Let me start from the beginning.  The discovery of RSS feeds was the best thing that happened to my web reading habits.  I read randomly back then, and one had to actually go to a website to read - and this was difficult to do, I used bookmarks to remember all these sites I found interesting - yet it never quite worked out.  Then came RSS feeds and suddenly, I didn't have to go to a website anymore, instead the website came to me.  I experimented with a number of desktop RSS readers, then shifted to Bloglines (remember Bloglines??!!!) for a long time, before finally taking the plunge into Google Reader. It was great - I loved it.  I could tag items that I thought were interesting and worth storing and it had an excellent "Search" feature which meant that I could look through all my feeds using keywords.  This is most useful when you are blogging or writing: you can look through all your read-and-tagged articles and find the ones that most relate to the argument you are making.

There was one problem.  But to explain that, I have to talk about my long-standing obsession with information.  One of the things about reading on the Web is that you get access to lots of material that you wouldn't have before.  And you don't actually get to read most of these pieces; some of them you skim, some of them you skim, find interesting and then read deeply; some of them you don't even skim but you think these could be potentially useful at a later time.  Which means that you want to store everything that you think is useful - even remotely.  And the great thing about the internet is that storing things is inexpensive and easy, although there are infinite ways to do it.  I tried a variety of options: Google Bookmarks, Evernote, Delicious - but it never worked.  There were just too many options and working across applications was tiring and inefficient and frankly, not very useful.  Storing links and text is only useful if you re-read them and use them; and I found that I was rarely going back to what I had stored.

This started to change as I started reading more and more through Google Reader, I would tag anything I thought remotely useful (the story of what tags I came to use is something I'll tell another time).
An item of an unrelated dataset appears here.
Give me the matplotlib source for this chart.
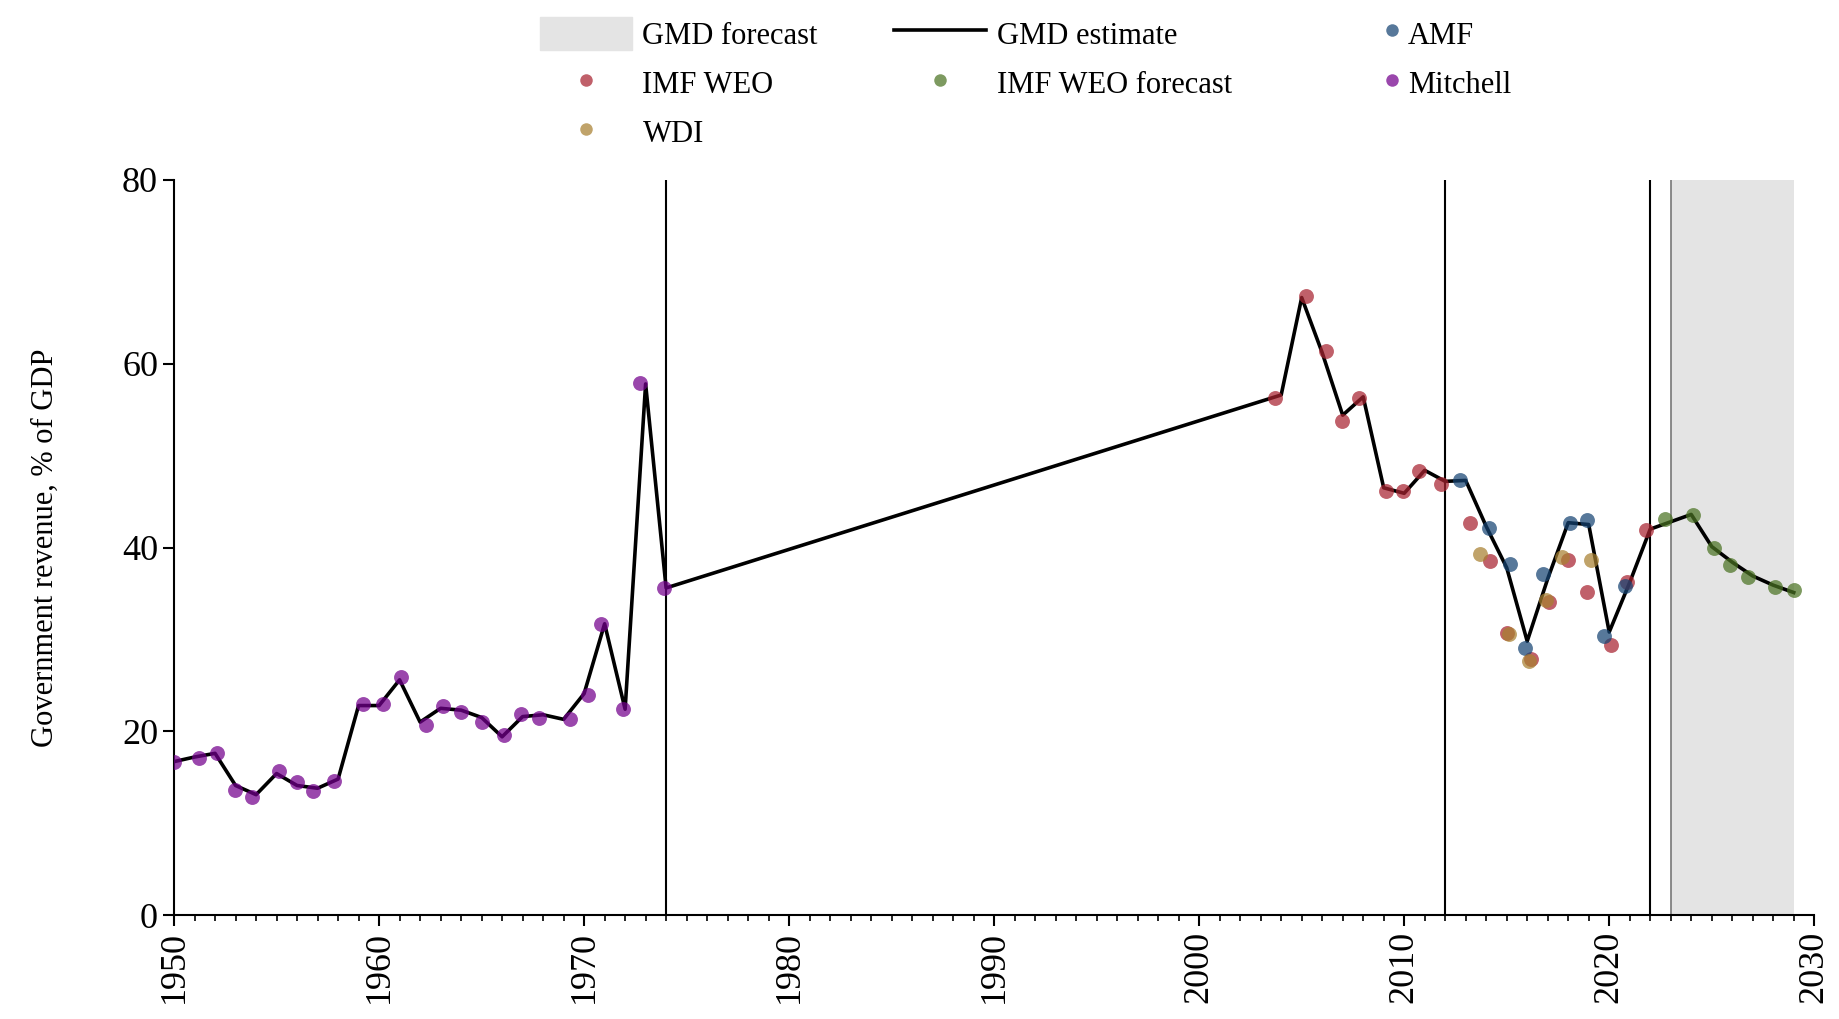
import matplotlib
matplotlib.use("Agg")
import matplotlib.pyplot as plt
from matplotlib.patches import Patch
from matplotlib.lines import Line2D

plt.rcParams['font.family'] = ['Liberation Serif', 'DejaVu Serif']

# GMD estimate line
gmd_years = list(range(1950, 1975)) + list(range(2004, 2030))
gmd_vals = [16.7, 17.2, 17.6, 14.1, 13.1, 15.4, 14.1, 13.8, 14.8, 22.8,
            22.8, 25.6, 21.0, 22.5, 22.3, 21.5, 19.4, 21.6, 21.8, 21.3,
            24.1, 31.7, 22.4, 57.8, 35.6,
            56.6, 67.2, 61.2, 54.4, 56.4, 46.5, 45.9, 48.4, 47.2, 47.3,
            42.3, 37.8, 29.8, 36.6, 42.7, 42.5, 30.8, 36.2, 42.0, 42.8,
            43.6, 40.1, 38.4, 36.9, 35.9, 35.1]

# source points (x positions, slightly jittered)
mitchell_x = [1950.0, 1951.2, 1952.1, 1952.96, 1953.8, 1955.1, 1956.0, 1956.8,
              1957.8, 1959.2, 1960.2, 1961.07, 1962.3, 1963.1, 1964.0, 1965.0,
              1966.1, 1966.9, 1967.8, 1969.3, 1970.2, 1970.8, 1971.9, 1972.75, 1973.9]
mitchell_y = [16.7, 17.1, 17.6, 13.6, 12.8, 15.65, 14.5, 13.55, 14.6, 22.97,
              22.97, 25.9, 20.7, 22.7, 22.1, 21.05, 19.6, 21.9, 21.5, 21.3,
              24.0, 31.7, 22.4, 57.9, 35.6]

weo_x = [2003.71, 2005.19, 2006.18, 2006.96, 2007.8, 2009.1, 2009.96, 2010.7,
         2011.8, 2013.2, 2014.2, 2015.0, 2016.2, 2017.05, 2018.0, 2018.9,
         2020.1, 2020.87, 2021.77]
weo_y = [56.3, 67.4, 61.4, 53.8, 56.3, 46.2, 46.1, 48.3, 46.9, 42.7, 38.5,
         30.7, 27.9, 34.1, 38.6, 35.2, 29.4, 36.3, 41.9]

amf_x = [2012.7, 2014.16, 2015.14, 2015.9, 2016.76, 2018.08, 2018.94, 2019.74, 2020.76]
amf_y = [47.3, 42.1, 38.2, 29.1, 37.1, 42.7, 43.0, 30.4, 35.8]

wdi_x = [2013.7, 2015.1, 2016.1, 2016.9, 2017.7, 2019.09]
wdi_y = [39.3, 30.6, 27.7, 34.3, 39.0, 38.6]

fc_x = [2022.7, 2024.1, 2025.1, 2025.9, 2026.76, 2028.1, 2029.0]
fc_y = [43.1, 43.5, 40.0, 38.1, 36.8, 35.7, 35.4]

c_amf = '#164473'
c_weo = '#a82330'
c_wdi = '#a88030'
c_fc = '#4b7323'
c_mit = '#73008d'
al = 0.72

fig = plt.figure(figsize=(18.4, 10.19), dpi=100)
ax = fig.add_axes([0.0946, 0.102, 0.8914, 0.7214])

ax.axvspan(2023, 2029, color='#e4e4e4', zorder=0, lw=0)
ax.axvline(2023, color='#777777', lw=1.2, zorder=1)
for yr in [1974, 2012, 2022]:
    ax.axvline(yr, color='black', lw=1.5, zorder=1)

ax.plot(gmd_years, gmd_vals, color='black', lw=2.6, zorder=3)

ms = 115
ax.scatter(mitchell_x, mitchell_y, s=ms, color=c_mit, alpha=al, lw=0, zorder=4)
ax.scatter(weo_x, weo_y, s=ms, color=c_weo, alpha=al, lw=0, zorder=4)
ax.scatter(amf_x, amf_y, s=ms, color=c_amf, alpha=al, lw=0, zorder=4)
ax.scatter(wdi_x, wdi_y, s=ms, color=c_wdi, alpha=al, lw=0, zorder=4)
ax.scatter(fc_x, fc_y, s=ms, color=c_fc, alpha=al, lw=0, zorder=4)

ax.set_xlim(1950, 2030)
ax.set_ylim(0, 80)
ax.set_xticks(range(1950, 2031, 10))
ax.set_xticks(range(1950, 2031, 1), minor=True)
ax.set_yticks([0, 20, 40, 60, 80])
ax.tick_params(axis='both', which='major', labelsize=26, length=8, width=1.5)
ax.tick_params(axis='x', which='minor', length=4, width=1.2)
ax.tick_params(axis='x', labelrotation=90)
for s in ['top', 'right']:
    ax.spines[s].set_visible(False)
for s in ['left', 'bottom']:
    ax.spines[s].set_linewidth(1.5)
ax.set_ylabel('Government revenue, % of GDP', fontsize=22, labelpad=45)


def dot(c):
    return Line2D([], [], marker='o', ls='', color=c, alpha=al, markersize=9, mec='none')


# first two legend columns
handles_a = [Patch(color='#e4e4e4'), dot(c_weo), dot(c_wdi),
             Line2D([], [], color='black', lw=2.6), dot(c_fc)]
labels_a = ['GMD forecast', 'IMF WEO', 'WDI', 'GMD estimate', 'IMF WEO forecast']
fig.legend(handles_a, labels_a, loc='upper left', bbox_to_anchor=(0.2935, 0.9833),
           ncol=2, frameon=False, fontsize=22, handlelength=3.0,
           handleheight=1.3, handletextpad=0.35, columnspacing=2.5,
           labelspacing=0.5, borderpad=0, borderaxespad=0)

# third column, with tight handles
fig.legend([dot(c_amf), dot(c_mit)], ['AMF', 'Mitchell'], loc='upper left',
           bbox_to_anchor=(0.7514, 0.9833), ncol=1, frameon=False, fontsize=22,
           handlelength=0.6, handleheight=1.3, handletextpad=0.23,
           labelspacing=0.5, borderpad=0, borderaxespad=0)

fig.savefig('out.png', dpi=100)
Thus I had a nice folder of items that I thought might come in handy for me later.
 
But there were other articles that I would read outside Reader (usually links that came from the blogs that I read in Reader).  And I wanted to store these too - but there was never a way to put them into Reader.  So for the longest time, I had two places where I stored interesting things I'd read: in Google Reader and in Evernote - and needless to say, it got pretty unwieldy.

And then I discovered sharing on Reader which was pretty cool.  And somewhere in the midst of this, I discovered Google's "Note in Reader" bookmarklet, which was designed so that you could share interesting things with you Reader friends even if what you were reading was not actually through Reader. 



That was the breakthrough.  But not in the way the Google designers imagined.  True, I used the bookmarklet to share more links.  But once I clicked on "Note in Reader," I had the option of not just sharing the article, but also tagging it so that it would be accessible from within Google Reader.  So there were a lot of pieces that I used the bookmarklet to just save and tag, and not necessarily to share with others.  I had my one application to store everything on the Web that I found interesting: it was Google Reader.  At some point, I stopped using Evernote.

Which is why the loss of the Sharing functions in Google Reader is depressing.  Now when I click on "Note in Reader" here is what I get:



So forget sharing, I can't even tag and web-page and move it into my Google Reader folders.  Which means I have to start my search for one storage application all over again - or content myself with two.  I'm hoping that even as Google has disabled Sharing through Reader, they will at least allow us to import web-content into Reader folders.  But we'll see.

As we learn all the time as designers, when  you take away a feature, you take away practices that users have been relying on, practices that may not have been what you intended.  It's a good lesson to learn as a user - hopefully it'll be something I'll remember when I do any kind of design work.